Football fans got some tragic news over the weekend. The Associated Press reports that Hall of Fame defensive lineman Curley Culp has died at age 75.
According to the AP, Culp died Saturday due to complications from pancreatic cancer. He is survived by his wife, Collette Bloom Culp, who first announced his death.
Hall of Famer
Highlights of Culp’s 14-year career in professional football, according to the AP, included helping the Kansas City Chiefs win their first-ever Super Bowl.
Culp was finally inducted into the Pro Football Hall of Fame in 2013, over three decades after his 1981 retirement. His Hall of Fame biography states that he played in six Super Bowl games throughout his time on the field.
Hall of Fame president Jim Porter has spoken fondly of Culp following his death. According to the AP, he said “Curley’s humility and grace were always apparent.”
“The entire Pro Football Hall of Fame family mourns the passing of Curley Culp,” Porter added. “He was a wonderful man of great integrity who respected the game of football and how it applied to everyday life.”
“Earned a place”
Culp also played for the Houston Oilers, which has since become the Tennessee Titans. Titans controlling owner Amy Adams Strunk issued a statement in which she lamented Culp’s passing.
“Our team certainly lost a great one today,” Strunk declared. “Curley was a game changer for our defense when he came to us in the trade with the Chiefs and was pivotal to our success during the Luv Ya Blue days.”

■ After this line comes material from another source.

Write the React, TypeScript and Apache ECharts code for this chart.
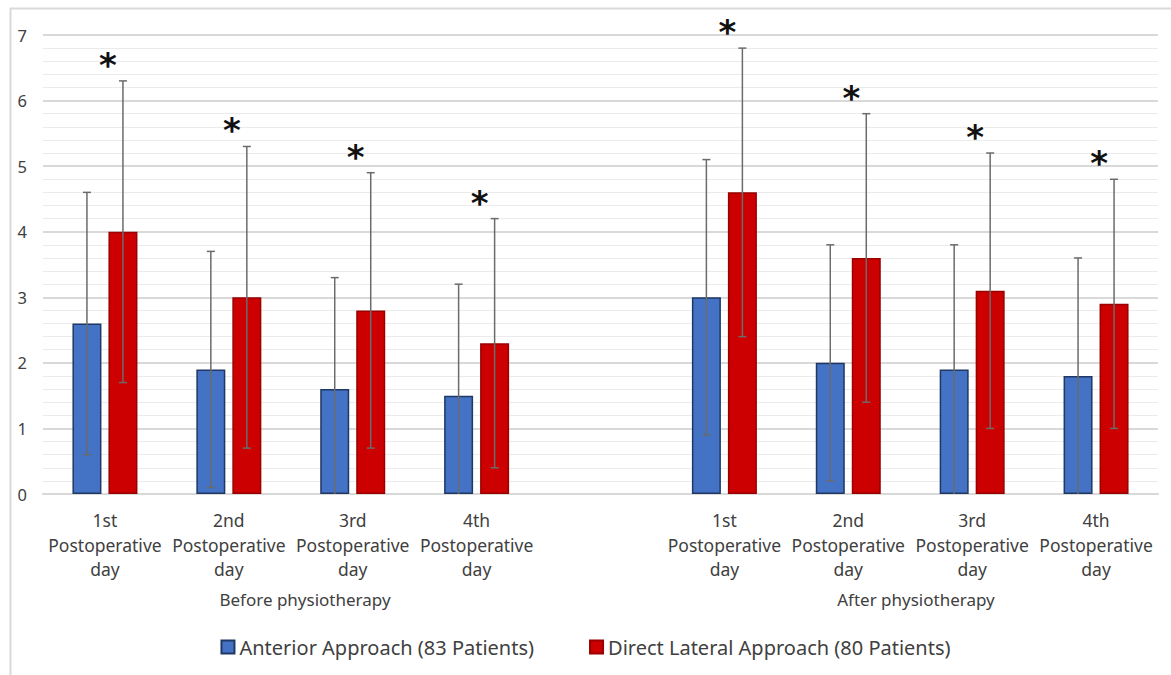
import React, { useEffect, useRef } from "react";
import * as echarts from "echarts";

const categories = [
  "1st\nPostoperative\nday",
  "2nd\nPostoperative\nday",
  "3rd\nPostoperative\nday",
  "4th\nPostoperative\nday",
  "",
  "1st\nPostoperative\nday",
  "2nd\nPostoperative\nday",
  "3rd\nPostoperative\nday",
  "4th\nPostoperative\nday",
];
const groupLabels = ["Before physiotherapy", "After physiotherapy"];
const seriesNames = ["Anterior Approach (83 Patients)", "Direct Lateral Approach (80 Patients)"];

const anteriorMean = [2.6, 1.9, 1.6, 1.5, null, 3.0, 2.0, 1.9, 1.8];
const anteriorSD = [2.0, 1.8, 1.7, 1.7, null, 2.1, 1.8, 1.9, 1.8];
const lateralMean = [4.0, 3.0, 2.8, 2.3, null, 4.6, 3.6, 3.1, 2.9];
const lateralSD = [2.3, 2.3, 2.1, 1.9, null, 2.2, 2.2, 2.1, 1.9];
const significant = [true, true, true, true, false, true, true, true, true];

const BAR_W = 29;
const BAR_GAP = 7;

function errorData(mean: (number | null)[], sd: (number | null)[]) {
  return mean.map((m, i) =>
    m == null || sd[i] == null ? [i, "-", "-", "-"] : [i, m, m - (sd[i] as number), m + (sd[i] as number)]
  );
}

function makeErrorRender(offsetSign: number, withStar: boolean) {
  return (params: any, api: any) => {
    const idx = api.value(0);
    const lowV = api.value(2);
    const highV = api.value(3);
    if (isNaN(lowV) || isNaN(highV)) return null;
    const center = api.coord([idx, 0]);
    const x = center[0] + offsetSign * (BAR_W + BAR_GAP) / 2;
    const lowClamped = Math.max(0, lowV);
    const yLow = api.coord([idx, lowClamped])[1];
    const yHigh = api.coord([idx, highV])[1];
    const stroke = { stroke: "#6b6b6b", lineWidth: 1.5 };
    const children: any[] = [
      { type: "line", shape: { x1: x, y1: yHigh, x2: x, y2: yLow }, style: stroke },
      { type: "line", shape: { x1: x - 4, y1: yHigh, x2: x + 4, y2: yHigh }, style: stroke },
    ];
    if (lowV > 0) {
      children.push({ type: "line", shape: { x1: x - 4, y1: yLow, x2: x + 4, y2: yLow }, style: stroke });
    }
    if (withStar && significant[idx]) {
      children.push({
        type: "text",
        x: center[0] + 3,
        y: yHigh - 16,
        style: {
          text: "*",
          fontSize: 34,
          fontWeight: "bold",
          fontFamily: "DejaVu Sans",
          fill: "#111",
          align: "center",
          verticalAlign: "middle",
        },
      });
    }
    return { type: "group", children };
  };
}

export default function App() {
  const ref = useRef<HTMLDivElement>(null);
  useEffect(() => {
    if (!ref.current) return;
    const chart = echarts.init(ref.current, null, { renderer: "svg" });
    const font = "Noto Sans";
    chart.setOption({
      animation: false,
      backgroundColor: "#ffffff",
      textStyle: { fontFamily: font },
      grid: { left: 43, right: 13, top: 35, bottom: 181, containLabel: false },
      graphic: [
        {
          type: "rect",
          left: 8,
          top: 6,
          shape: { width: 1175, height: 700 },
          style: { fill: "none", stroke: "#d9d9d9", lineWidth: 2 },
          silent: true,
        },
        {
          type: "text",
          x: 305,
          y: 599,
          style: { text: groupLabels[0], fontSize: 17, fontFamily: font, fill: "#404040", align: "center", verticalAlign: "middle" },
        },
        {
          type: "text",
          x: 916,
          y: 599,
          style: { text: groupLabels[1], fontSize: 17, fontFamily: font, fill: "#404040", align: "center", verticalAlign: "middle" },
        },
      ],
      legend: {
        bottom: 13,
        left: "center",
        itemWidth: 13,
        itemHeight: 13,
        itemGap: 55,
        icon: "rect",
        textStyle: { fontSize: 20, color: "#404040", fontFamily: font },
        data: seriesNames,
      },
      xAxis: {
        type: "category",
        data: categories,
        axisTick: { show: false },
        axisLine: { lineStyle: { color: "#d9d9d9", width: 2 } },
        axisLabel: {
          interval: 0,
          fontSize: 17.5,
          lineHeight: 24.5,
          color: "#404040",
          margin: 14,
          fontFamily: font,
        },
      },
      yAxis: {
        type: "value",
        min: 0,
        max: 7,
        interval: 1,
        axisLine: { show: false },
        axisTick: { show: false },
        axisLabel: { fontSize: 16.5, color: "#404040", margin: 16, fontFamily: font },
        splitLine: { lineStyle: { color: "#d9d9d9", width: 2 } },
        minorTick: { show: false, splitNumber: 5 },
        minorSplitLine: { show: true, lineStyle: { color: "#ebebeb", width: 1 } },
      },
      series: [
        {
          name: seriesNames[0],
          type: "bar",
          data: anteriorMean.map((v) => (v == null ? "-" : v)),
          barWidth: BAR_W,
          barGap: (BAR_GAP / BAR_W) * 100 + "%",
          itemStyle: { color: "#4472C4", borderColor: "#1F3864", borderWidth: 1.5 },
        },
        {
          name: seriesNames[1],
          type: "bar",
          data: lateralMean.map((v) => (v == null ? "-" : v)),
          barWidth: BAR_W,
          barGap: (BAR_GAP / BAR_W) * 100 + "%",
          itemStyle: { color: "#CC0000", borderColor: "#9A0000", borderWidth: 1.5 },
        },
        {
          type: "custom",
          renderItem: makeErrorRender(-1, false),
          data: errorData(anteriorMean, anteriorSD),
          encode: { x: 0, y: [2, 3] },
          z: 10,
          silent: true,
        },
        {
          type: "custom",
          renderItem: makeErrorRender(1, true),
          data: errorData(lateralMean, lateralSD),
          encode: { x: 0, y: [2, 3] },
          z: 10,
          silent: true,
          clip: false,
        },
      ],
    });
    return () => chart.dispose();
  }, []);
  return <div ref={ref} style={{ position: "fixed", left: 0, top: 0, width: 1171, height: 675 }} />;
}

She added: “He rightfully earned a place in the Pro Football Hall of Fame and I was fortunate to spend some quality time with Curley and his wife Collette when we hosted the Oilers reunion this past September.”
“Gentleman off the field”
Strunk also said the couple “brought two of their young grandchildren for that weekend and Curley’s love for those two was very obvious. He will forever be remembered as a ferocious nose tackle as a player and a Hall of Fame gentleman off the field,” she remarked.
According to the AP, Culp got his start playing at Arizona State for the Sun Devils, where he also found success as a collegiate wrestler.
Culp was first drafted by the Denver Broncos in 1965, but quickly found himself traded to the Chiefs, where he went on to help make Super Bowl history.